Saturday, April 22, 2017

Timothy H. Dixon's "Curbing Catastrophe"

Timothy H. Dixon received a B.Sc. degree in 1974 from the University of Western Ontario in London, Canada, and Ph.D. degree in 1979 from Scripps Institution of Oceanography, University of California, San Diego. From 1979-1992, he worked at NASA’s Jet Propulsion Laboratory in Pasadena, California. From 1992-2010 he was at the University of Miami. Since January 2011 he has been at the University of South Florida, where he is a Professor in the Department of Geology.

Dixon applied the “Page 99 Test” to his new book, Curbing Catastrophe: Natural Hazards and Risk Reduction in the Modern World, and reported the following:
When I was asked to write an article for “The Page 99 Test,” the first thing I did was look at another entry to see what other writers had done with this challenge. I chose Chip Colwell’s Plundered Skulls and Stolen Spirits. In hindsight it may not have been the best choice. Page 99 of Colwell’s book includes the following riveting passage:
On the bitter cold morning of November 29, 1864, the U.S. Army attacked a peaceful Cheyenne and Arapaho settlement at the eastern edge of Colorado, slaughtering upwards of 200 people, mostly women, children, and the elderly. After the killing ended, the soldiers plundered the dead—taking body parts as trophies, including fingers, genitalia, and scalps. When the Army returned to Denver they were greeted as heroes. During a parade that snaked through downtown Denver, the scalps were raised to cheers.
The book goes on to describe the anthropologic consequences of the genocide committed by our European ancestors against the original inhabitants of North America. It’s fascinating reading, and I highly recommend it.
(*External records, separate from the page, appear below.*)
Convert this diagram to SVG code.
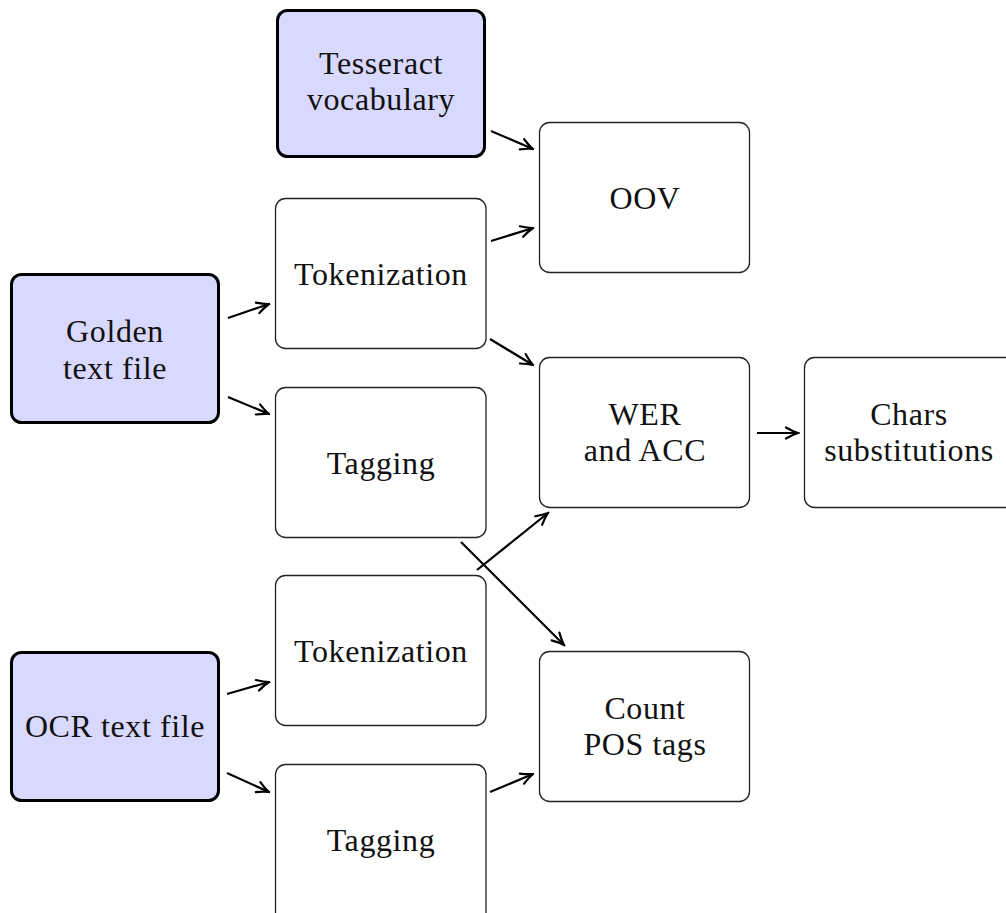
<svg xmlns="http://www.w3.org/2000/svg" width="1006" height="913" viewBox="0 0 1006 913">
<style>
.box{fill:#fff;stroke:#222;stroke-width:1.3}
.src{fill:#d9d9ff;stroke:#000;stroke-width:3}
text{font-family:"Liberation Serif","DejaVu Serif",serif;font-size:32px;fill:#111;text-anchor:middle;letter-spacing:0.6px}
.edge{stroke:#000;stroke-width:2.2;fill:none;marker-end:url(#arr)}
</style>
<defs>
<marker id="arr" markerWidth="16" markerHeight="14" refX="1" refY="0" viewBox="-13 -7 15 14" orient="auto" markerUnits="userSpaceOnUse">
<path d="M-11,-5.5 Q-4,-1.5 1,0 Q-4,1.5 -11,5.5" fill="none" stroke="#000" stroke-width="2.2" stroke-linecap="round"/>
</marker>
</defs>
<rect width="1006" height="913" fill="#fff"/>
<g id="tesseract"><rect class="src" x="277.5" y="10.5" width="207" height="146" rx="10"/><text x="381" y="74">Tesseract</text><text x="381" y="110">vocabulary</text></g>
<g id="oov"><rect class="box" x="539.5" y="122.5" width="210" height="150" rx="10"/><text x="645" y="209">OOV</text></g>
<g id="tok1"><rect class="box" x="275.5" y="198.5" width="210.5" height="150" rx="10"/><text x="381" y="285">Tokenization</text></g>
<g id="golden"><rect class="src" x="11.5" y="274.5" width="207" height="148" rx="10"/><text x="115" y="342">Golden</text><text x="115" y="379">text file</text></g>
<g id="tag1"><rect class="box" x="275.5" y="387.5" width="210.5" height="150" rx="10"/><text x="381" y="474">Tagging</text></g>
<g id="wer"><rect class="box" x="539.5" y="357.5" width="210" height="150" rx="10"/><text x="645" y="425">WER</text><text x="645" y="461">and ACC</text></g>
<g id="chars"><rect class="box" x="804.5" y="357.5" width="212" height="150" rx="10"/><text x="909" y="425">Chars</text><text x="909" y="461">substitutions</text></g>
<g id="tok2"><rect class="box" x="275.5" y="575.5" width="210.5" height="150" rx="10"/><text x="381" y="662">Tokenization</text></g>
<g id="ocr"><rect class="src" x="11.5" y="652.5" width="207" height="148" rx="10"/><text x="115" y="737">OCR text file</text></g>
<g id="count"><rect class="box" x="539.5" y="651.5" width="210" height="150" rx="10"/><text x="645" y="719">Count</text><text x="645" y="755">POS tags</text></g>
<g id="tag2"><rect class="box" x="275.5" y="764.5" width="210.5" height="160" rx="10"/><text x="381" y="851">Tagging</text></g>
<g id="connectors">
<line class="edge" x1="491" y1="131" x2="533" y2="149"/>
<line class="edge" x1="491" y1="241" x2="533" y2="228"/>
<line class="edge" x1="490" y1="339" x2="533" y2="365"/>
<line class="edge" x1="228" y1="318" x2="269" y2="304"/>
<line class="edge" x1="228" y1="397" x2="269" y2="414"/>
<line class="edge" x1="461" y1="542" x2="564" y2="645"/>
<line class="edge" x1="477" y1="570" x2="548" y2="513"/>
<line class="edge" x1="757" y1="433" x2="798" y2="433"/>
<line class="edge" x1="227" y1="694" x2="269" y2="682"/>
<line class="edge" x1="227" y1="773" x2="269" y2="792"/>
<line class="edge" x1="490" y1="792" x2="533" y2="774"/>
</g>
</svg>
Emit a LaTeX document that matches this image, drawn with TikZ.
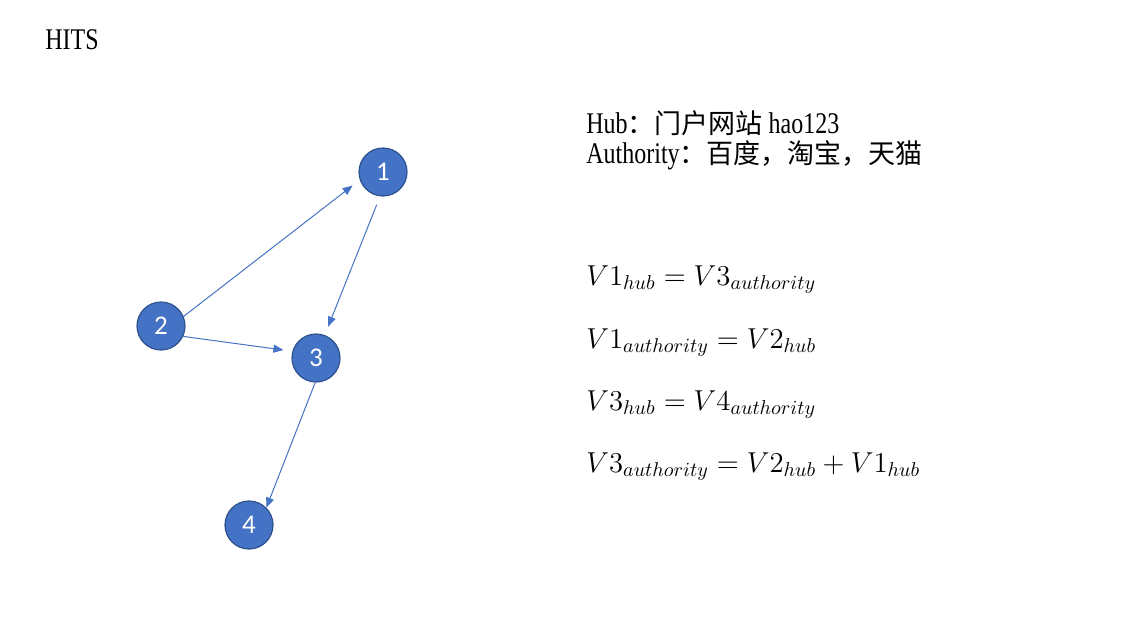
\documentclass[tikz,border=0pt]{standalone}
\usepackage{fontspec}
\setmainfont{Liberation Serif}
\newfontfamily\mingfont[FakeStretch=0.8]{Liberation Serif}
\newfontfamily\cjk{Noto Sans CJK SC}
\newfontfamily\numfont{Carlito}
\usetikzlibrary{arrows.meta}
\definecolor{vtxblue}{HTML}{4472C4}
\definecolor{vtxedge}{HTML}{2F528F}

\begin{document}
\begin{tikzpicture}[
  x=0.5pt, y=-0.5pt,
  vtx/.style={circle, draw=vtxedge, fill=vtxblue, line width=0.6pt, minimum size=24pt, inner sep=0pt, text=white, font=\numfont\fontsize{13.5}{13.5}\selectfont},
  arrow/.style={-{Triangle[length=5pt, width=4pt]}, draw=vtxblue, line width=0.5pt},
  info/.style={anchor=base west, inner sep=0pt, font=\mingfont\fontsize{15}{15}\selectfont},
  eq/.style={anchor=base west, inner sep=0pt, font=\fontsize{14.2}{16}\selectfont},
]
\useasboundingbox (0,0) rectangle (1130,633);

% ══ Title ══
\node[anchor=base west, inner sep=0pt, font=\mingfont\fontsize{15}{15}\selectfont] (title) at (45,49) {HITS};

% ══ Graph ══
\node[vtx] (v1) at (383,172) {1};
\node[vtx] (v2) at (161,326) {2};
\node[vtx] (v3) at (316,358) {3};
\node[vtx] (v4) at (249,525) {4};

\draw[arrow, shorten >=4.5pt] (v2.23) -- (v1.199);
\draw[arrow, shorten <=4.5pt, shorten >=4.5pt] (v1.263) -- (v3.69);
\draw[arrow, shorten >=4.5pt] (v2.-25) -- (v3.164);
\draw[arrow] (v3.268) -- (v4.45);

% ══ Hub / Authority ══
\node[info] (hub) at (586,133) {Hub{\cjk\fontsize{13.5}{15}\selectfont ：门户网站} hao123};
\node[info] (auth) at (586,163) {Authority{\cjk\fontsize{13.5}{15}\selectfont ：百度，淘宝，天猫}};

% ══ Equations ══
\node[eq] (eqa) at (586,285) {$V1_{hub}=V3_{authority}$};
\node[eq] (eqb) at (586,348) {$V1_{authority}=V2_{hub}$};
\node[eq] (eqc) at (586,410) {$V3_{hub}=V4_{authority}$};
\node[eq] (eqd) at (586,472) {$V3_{authority}=V2_{hub}+V1_{hub}$};

\end{tikzpicture}
\end{document}
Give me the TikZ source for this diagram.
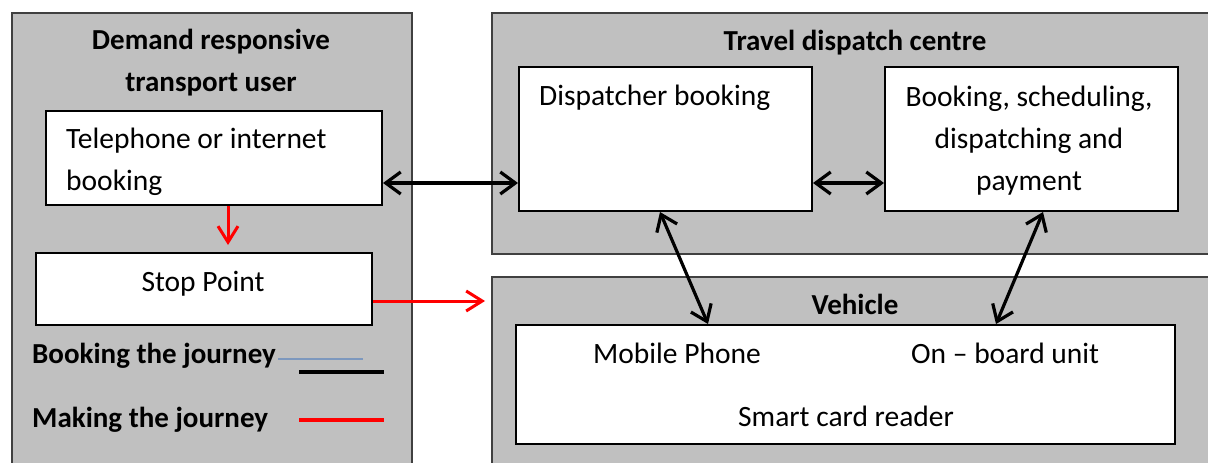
\documentclass[tikz,border=0pt]{standalone}
\usepackage{fontspec}
\setmainfont{Carlito}
\usepackage{tikz}
\usetikzlibrary{arrows.meta}

\definecolor{panelgray}{RGB}{192,192,192}
\definecolor{legendblue}{RGB}{125,152,190}

\begin{document}
\begin{tikzpicture}[x=1pt,y=-1pt,
	every node/.style={font=\fontsize{29.5}{42}\selectfont, inner sep=0pt},
	panel/.style={draw=black!75, fill=panelgray, line width=1.5pt, anchor=north west},
	box/.style={draw=black, fill=white, line width=2pt, anchor=north west},
	heading/.style={font=\fontsize{29}{42}\selectfont\bfseries},
	booking/.style={draw=black, line width=3.2pt, >={Straight Barb[length=15pt,width=22pt]}, <->},
	journey/.style={draw=red, line width=3pt, >={Straight Barb[length=16pt,width=20pt]}, ->}]
	\useasboundingbox (0,0) rectangle (1208,463);
	\clip (0,0) rectangle (1208,463);

	% the three grey areas
	\node[panel, minimum width=400, minimum height=470] (user)     at (11, 12)  {};
	\node[panel, minimum width=720, minimum height=241] (centre)   at (491, 12) {};
	\node[panel, minimum width=720, minimum height=200] (vehicle)  at (491, 276) {};

	% white boxes
	\node[box, minimum width=336, minimum height=94]  (phone)   at (45, 110)  {};
	\node[box, minimum width=336, minimum height=72]  (stop)    at (35, 252)  {};
	\node[box, minimum width=293, minimum height=144] (disp)    at (518, 66)  {};
	\node[box, minimum width=293, minimum height=144] (sched)   at (884, 66)  {};
	\node[box, minimum width=659, minimum height=119] (onboard) at (515, 324) {};

	% texts
	\node[heading, align=center] (usertitle) at (211, 63) {Demand responsive\\transport user};
	\node[heading, anchor=base] (centretitle) at (855, 50) {Travel dispatch centre};
	\node[heading, anchor=base] (vehicletitle) at (855, 314) {Vehicle};
	\node[align=left, anchor=west] (phonetext) at (66, 162) {Telephone or internet\\booking};
	\node[anchor=base] (stoptext) at (203, 291) {Stop Point};
	\node[anchor=base west] (disptext) at (539, 105) {Dispatcher booking};
	\node[align=center] (schedtext) at (1029, 141) {Booking, scheduling,\\dispatching and\\payment};
	\node[anchor=base west] (mobile) at (593, 363) {Mobile Phone};
	\node[anchor=base west] (obu) at (911, 363) {On -- board unit};
	\node[anchor=base west] (smart) at (738, 426) {Smart card reader};

	% legend
	\node[heading, anchor=base west] (bookkey) at (32, 363) {Booking the journey};
	\node[heading, anchor=base west] (makekey) at (32, 427) {Making the journey};
	\coordinate (blue1) at (278, 359);
	\coordinate (blue2) at (363, 359);
	\coordinate (black1) at (299, 372);
	\coordinate (black2) at (384, 372);
	\coordinate (red1) at (299, 420);
	\coordinate (red2) at (384, 420);
	\draw[legendblue, line width=1.5pt] (blue1) -- (blue2);
	\draw[black, line width=4.7pt] (black1) -- (black2);
	\draw[red, line width=4.7pt] (red1) -- (red2);

	% booking links
	\draw[booking] ([yshift=-25pt]phone.east) -- ([yshift=-25pt]phone.east -| disp.west);
	\draw[booking] ([yshift=-44pt]disp.east) -- ([yshift=-44pt]disp.east -| sched.west);
	\draw[booking] ([xshift=142pt]disp.south west) -- ([xshift=193pt]onboard.north west);
	\draw[booking] ([xshift=159pt]sched.south west) -- ([xshift=481pt]onboard.north west);

	% journey links
	\draw[journey, shorten >=7pt] ([xshift=14pt]phone.south) -- ([xshift=14pt]phone.south |- stop.north);
	\draw[journey, shorten >=6pt] ([yshift=-12pt]stop.east) -- ([yshift=-12pt]stop.east -| vehicle.west);
\end{tikzpicture}
\end{document}
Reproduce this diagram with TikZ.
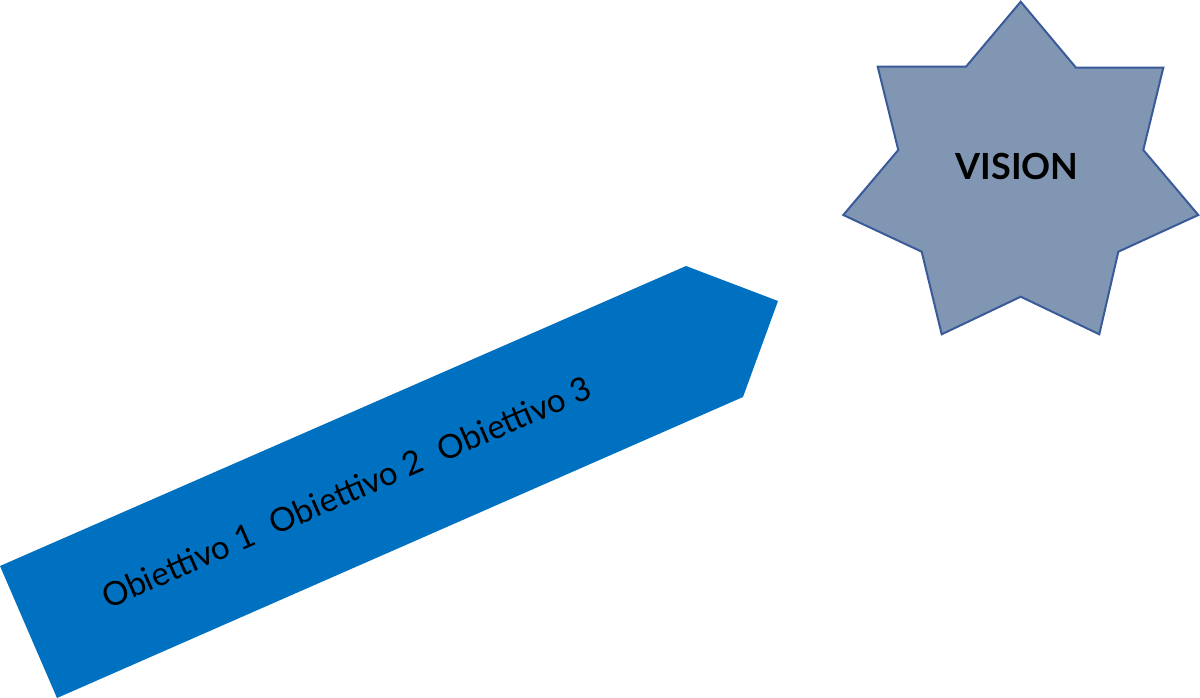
\documentclass[tikz,border=0pt]{standalone}
\usepackage{fontspec}
\setmainfont{Lato}
\definecolor{arrowblue}{HTML}{0070C0}
\definecolor{starfill}{HTML}{8096B2}
\definecolor{starline}{HTML}{3A5A9A}
\begin{document}
\begin{tikzpicture}[x=1pt,y=-1pt,
  arrowshape/.style={fill=arrowblue,draw=none},
  starshape/.style={fill=starfill,draw=starline,line width=2pt,line join=miter},
  lbl/.style={inner sep=0pt,text=black}]
\useasboundingbox (0,0) rectangle (1200,698);
% blue pentagon arrow
\path[arrowshape] (57,698) -- (0,566) -- (686,266) -- (778,301) -- (743,397) -- cycle;
\node[lbl,rotate=23.6,font=\fontsize{33}{40}\selectfont] (objs) at (346,492)
  {Obiettivo 1\hspace{0.6em}Obiettivo 2\hspace{0.6em}Obiettivo 3};
% seven-pointed star
\path[starshape] (1020.7,1.7) -- (1076,67.7) -- (1163.3,67.7) -- (1143.3,150)
  -- (1198.3,215) -- (1118.3,251.7) -- (1099.3,334.3) -- (1020.7,296.7)
  -- (941.7,334.3) -- (921.7,251.7) -- (843.3,215) -- (898.3,150)
  -- (877.7,66.7) -- (966,66.7) -- cycle;
\node[lbl,font=\fontsize{36}{42}\selectfont\fontseries{b}\selectfont] (vision) at (1017,166) {VISION};
\end{tikzpicture}
\end{document}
In contrast, page 99 of my book drops the reader into the middle of a rather dry four page description of how scientists discovered that the Pacific coast of Oregon and Washington in the US, and the Canadian province of British Columbia (geologists call this region “Cascadia”) are at great risk from a giant earthquake and devastating tsunami. It's rather dry, but it's important – the Cascadia region is virtually certain to experience an event similar to the 2011 earthquake and tsunami that devastated Japan, killing approximately 30,000 people and costing that country more than $200 billion (US). It was the world’s costliest natural disaster, and is discussed in Chapter 4 of my book. But unlike Japan, the US and Canada are actually much less prepared, for reasons discussed in Chapter 5 (including page 99). If it happened tomorrow, the consequences would be devastating, far worse than Japan. The main reason for the difference is that scientific understanding of the risk did not come until the 1990’s, long after the area had been settled by Europeans, and long after much of the region’s infrastructure have been built – so it's not earthquake-safe. In contrast, Japan has been settled for more than a thousand years, and that country’s inhabitants have learned to live with earthquakes, and design buildings accordingly. It’s a good example of the importance of time lag, a major theme in the book (in this case, the time difference between settlement and scientific understanding of local risk).

An interesting aside, related to Colwell’s book but not discussed in my book, is that the indigenous inhabitants of Cascadia were actually familiar with the earthquake and tsunami hazard (the last big one was in 1700 AD, and it was recognized in their oral traditions). European settlers (and scientists of the day) paid no heed to the natives, who were viewed as uncivilized.

We can’t predict when “the big one” will hit Cascadia, but we probably have at least a few decades to prepare. Let’s use the time wisely.